Confused on this defective matrix problem

[Dustinsfl]

Make matrix defective if possible and identify the values of alpha.

$$\begin{bmatrix} 3\alpha & 1 & 0\\ 0 & \alpha & 0\\ 0 & 0 & \alpha \end{bmatrix}$$

Skipping the boring stuff we obtain $(\alpha-\lambda)^2(3\alpha-\lambda)=0$ as the characteristic polynomial.

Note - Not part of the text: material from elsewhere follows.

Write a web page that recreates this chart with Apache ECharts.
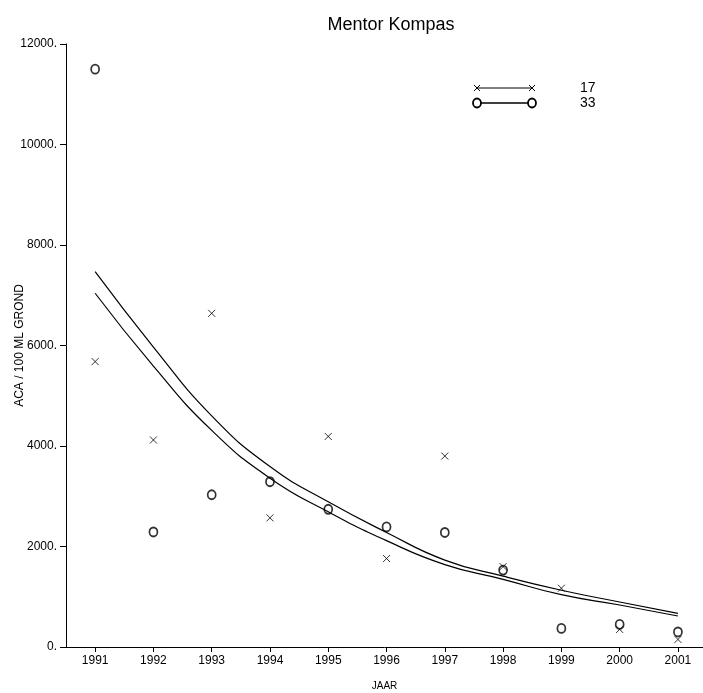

$$\lambda_1=\lambda_2=\alpha$$ and $$\lambda_3=3\alpha$$
For lambda being alpha
$$\begin{bmatrix} 2\alpha & 1 & 0\\ 0 & 0 & 0\\ 0 & 0 & 0 \end{bmatrix}\Rightarrow \begin{bmatrix} 1 & \frac{-1}{2\alpha} & 0\\ 0 & 0 & 0\\ 0 & 0 & 0 \end{bmatrix}\Rightarrow x_2\begin{bmatrix} \frac{-1}{2\alpha}\\ 1\\ 0 \end{bmatrix}+x_3\begin{bmatrix} 0\\ 0\\ 1 \end{bmatrix}$$

For this lambda value, the matrix can't be defective? Not sure though.

For lambda being 3alpha
$$\begin{bmatrix} 0 & 1 & 0\\ 0 & -2\alpha & 0\\ 0 & 0 & -2\alpha \end{bmatrix}\Rightarrow \begin{bmatrix} 0 & 1 & 0\\ 0 & 0 & 1\\ 0 & 0 & 0 \end{bmatrix}\Rightarrow x_1\begin{bmatrix} 1\\ 0\\ 0 \end{bmatrix}$$

And for this one, alpha can be any value and the matrix will be defective.

 

[gabbagabbahey]

A 3x3 matrix is defective it has fewer that 3 distinct, linearly independent eigenvectors. How many distinct, linearly independent eigenvectors does this matrix have?